SUPPLIED INFORMATION:
+===+

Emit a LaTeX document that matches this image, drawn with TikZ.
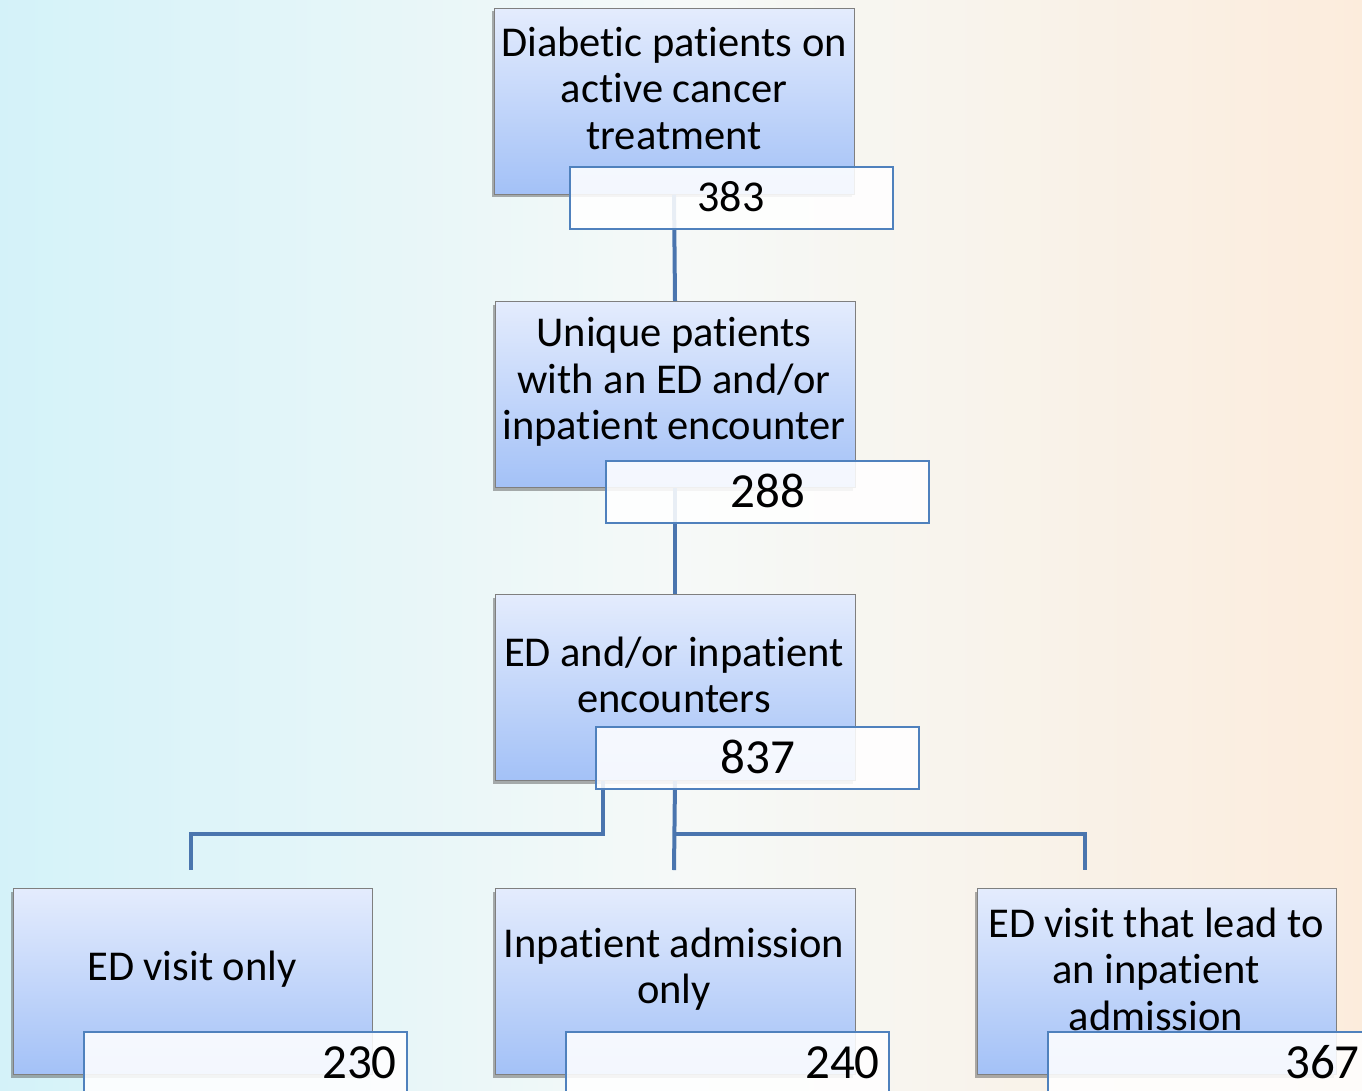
\documentclass[tikz,border=0pt]{standalone}
\usepackage{fontspec}
\setmainfont{Carlito}[Ligatures={NoCommon}]
\usetikzlibrary{shadows}
\definecolor{bgL}{HTML}{C6EEF7}
\definecolor{bgM}{HTML}{F3F8F6}
\definecolor{bgR}{HTML}{FBE6D1}
\definecolor{boxTop}{HTML}{E4ECFD}
\definecolor{boxBot}{HTML}{A3C1F7}
\definecolor{boxLine}{HTML}{7F7F7F}
\definecolor{numLine}{HTML}{4F81BD}
\definecolor{connCol}{HTML}{4A75AE}
\tikzset{
  bluebox/.style={draw=boxLine, line width=1pt, top color=boxTop, bottom color=boxBot,
    minimum width=360pt, minimum height=186pt, inner sep=0pt,
    drop shadow={shadow xshift=-2pt, shadow yshift=-3pt, opacity=0.45, fill=black!70}},
  numbox/.style={draw=numLine, line width=1.5pt, fill=white, fill opacity=0.88, text opacity=1,
    minimum width=323pt, minimum height=62pt, inner sep=0pt},
  boxtext/.style={align=center, font=\fontsize{42.5}{46.5}\selectfont, inner sep=0pt},
  numtext/.style={font=\fontsize{49}{55}\selectfont, inner sep=0pt},
  conn/.style={draw=connCol, line width=4pt}
}
\begin{document}
\begin{tikzpicture}[x=1pt, y=-1pt]
\useasboundingbox (0,0) rectangle (1362,1090);
% background
\shade[left color=bgL, right color=bgR, middle color=bgM] (0,0) rectangle (1362,1090);
\shade[top color=white, bottom color=white, middle color=white, opacity=0.25] (0,0) rectangle (1362,1090);

% blue boxes
\node[bluebox] (b1) at (674,101) {};
\node[bluebox] (b2) at (675,394.5) {};
\node[bluebox] (b3) at (675,687.5) {};
\node[bluebox, minimum width=359pt] (b4) at (192.5,981.5) {};
\node[bluebox] (b5) at (675,981.5) {};
\node[bluebox, minimum width=359pt] (b6) at (1156.5,981.5) {};

% box texts
\node[boxtext] (t1) at (674,88) {Diabetic patients on\\active cancer\\treatment};
\node[boxtext] (t2) at (674,382) {Unique patients\\with an ED and/or\\inpatient encounter};
\node[boxtext] (t3) at (674,675) {ED and/or inpatient\\encounters};
\node[boxtext] (t4) at (192,969) {ED visit only};
\node[boxtext] (t5) at (674,969) {Inpatient admission\\only};
\node[boxtext] (t6) at (1156,969) {ED visit that lead to\\an inpatient\\admission};

% connectors
\coordinate (j) at (674,834);
\coordinate (k) at (603,834);
\coordinate (c4) at (191,870);
\coordinate (c5) at (674,870);
\coordinate (c6) at (1085,870);
\draw[conn] (b1.south) -- (b2.north);
\draw[conn] (b2.south) -- (b3.north);
\draw[conn] (b3.south) -- (c5);
\draw[conn] (j) -| (c6);
\draw[conn] (k |- b3.south) -- (k) -| (c4);

% number boxes
\node[numbox] (n1) at (731.5,198) {};
\node[numbox] (n2) at (767.5,492) {};
\node[numbox] (n3) at (757.5,758) {};
\node[numbox, minimum height=80pt] (n4) at (245.5,1072) {};
\node[numbox, minimum height=80pt] (n5) at (727.5,1072) {};
\node[numbox, minimum height=80pt] (n6) at (1209.5,1072) {};

% numbers
\node[numtext, font=\fontsize{44}{50}\selectfont] (m1) at (731,197) {383};
\node[numtext] (m2) at (768,491) {288};
\node[numtext] (m3) at (758,757) {837};
\node[numtext, anchor=base east] (m4) at (397,1078) {230};
\node[numtext, anchor=base east] (m5) at (880,1078) {240};
\node[numtext, anchor=base east] (m6) at (1360,1078) {367};
\end{tikzpicture}
\end{document}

+===+

GIVEN INSTRUCTION:
Retype the data above exactly; pictures are not part of the copy.

SOLUTION:
Emit a LaTeX document that matches this image, drawn with TikZ.
\documentclass[tikz,border=0pt]{standalone}
\usepackage{fontspec}
\setmainfont{Carlito}[Ligatures={NoCommon}]
\usetikzlibrary{shadows}
\definecolor{bgL}{HTML}{C6EEF7}
\definecolor{bgM}{HTML}{F3F8F6}
\definecolor{bgR}{HTML}{FBE6D1}
\definecolor{boxTop}{HTML}{E4ECFD}
\definecolor{boxBot}{HTML}{A3C1F7}
\definecolor{boxLine}{HTML}{7F7F7F}
\definecolor{numLine}{HTML}{4F81BD}
\definecolor{connCol}{HTML}{4A75AE}
\tikzset{
  bluebox/.style={draw=boxLine, line width=1pt, top color=boxTop, bottom color=boxBot,
    minimum width=360pt, minimum height=186pt, inner sep=0pt,
    drop shadow={shadow xshift=-2pt, shadow yshift=-3pt, opacity=0.45, fill=black!70}},
  numbox/.style={draw=numLine, line width=1.5pt, fill=white, fill opacity=0.88, text opacity=1,
    minimum width=323pt, minimum height=62pt, inner sep=0pt},
  boxtext/.style={align=center, font=\fontsize{42.5}{46.5}\selectfont, inner sep=0pt},
  numtext/.style={font=\fontsize{49}{55}\selectfont, inner sep=0pt},
  conn/.style={draw=connCol, line width=4pt}
}
\begin{document}
\begin{tikzpicture}[x=1pt, y=-1pt]
\useasboundingbox (0,0) rectangle (1362,1090);
% background
\shade[left color=bgL, right color=bgR, middle color=bgM] (0,0) rectangle (1362,1090);
\shade[top color=white, bottom color=white, middle color=white, opacity=0.25] (0,0) rectangle (1362,1090);

% blue boxes
\node[bluebox] (b1) at (674,101) {};
\node[bluebox] (b2) at (675,394.5) {};
\node[bluebox] (b3) at (675,687.5) {};
\node[bluebox, minimum width=359pt] (b4) at (192.5,981.5) {};
\node[bluebox] (b5) at (675,981.5) {};
\node[bluebox, minimum width=359pt] (b6) at (1156.5,981.5) {};

% box texts
\node[boxtext] (t1) at (674,88) {Diabetic patients on\\active cancer\\treatment};
\node[boxtext] (t2) at (674,382) {Unique patients\\with an ED and/or\\inpatient encounter};
\node[boxtext] (t3) at (674,675) {ED and/or inpatient\\encounters};
\node[boxtext] (t4) at (192,969) {ED visit only};
\node[boxtext] (t5) at (674,969) {Inpatient admission\\only};
\node[boxtext] (t6) at (1156,969) {ED visit that lead to\\an inpatient\\admission};

% connectors
\coordinate (j) at (674,834);
\coordinate (k) at (603,834);
\coordinate (c4) at (191,870);
\coordinate (c5) at (674,870);
\coordinate (c6) at (1085,870);
\draw[conn] (b1.south) -- (b2.north);
\draw[conn] (b2.south) -- (b3.north);
\draw[conn] (b3.south) -- (c5);
\draw[conn] (j) -| (c6);
\draw[conn] (k |- b3.south) -- (k) -| (c4);

% number boxes
\node[numbox] (n1) at (731.5,198) {};
\node[numbox] (n2) at (767.5,492) {};
\node[numbox] (n3) at (757.5,758) {};
\node[numbox, minimum height=80pt] (n4) at (245.5,1072) {};
\node[numbox, minimum height=80pt] (n5) at (727.5,1072) {};
\node[numbox, minimum height=80pt] (n6) at (1209.5,1072) {};

% numbers
\node[numtext, font=\fontsize{44}{50}\selectfont] (m1) at (731,197) {383};
\node[numtext] (m2) at (768,491) {288};
\node[numtext] (m3) at (758,757) {837};
\node[numtext, anchor=base east] (m4) at (397,1078) {230};
\node[numtext, anchor=base east] (m5) at (880,1078) {240};
\node[numtext, anchor=base east] (m6) at (1360,1078) {367};
\end{tikzpicture}
\end{document}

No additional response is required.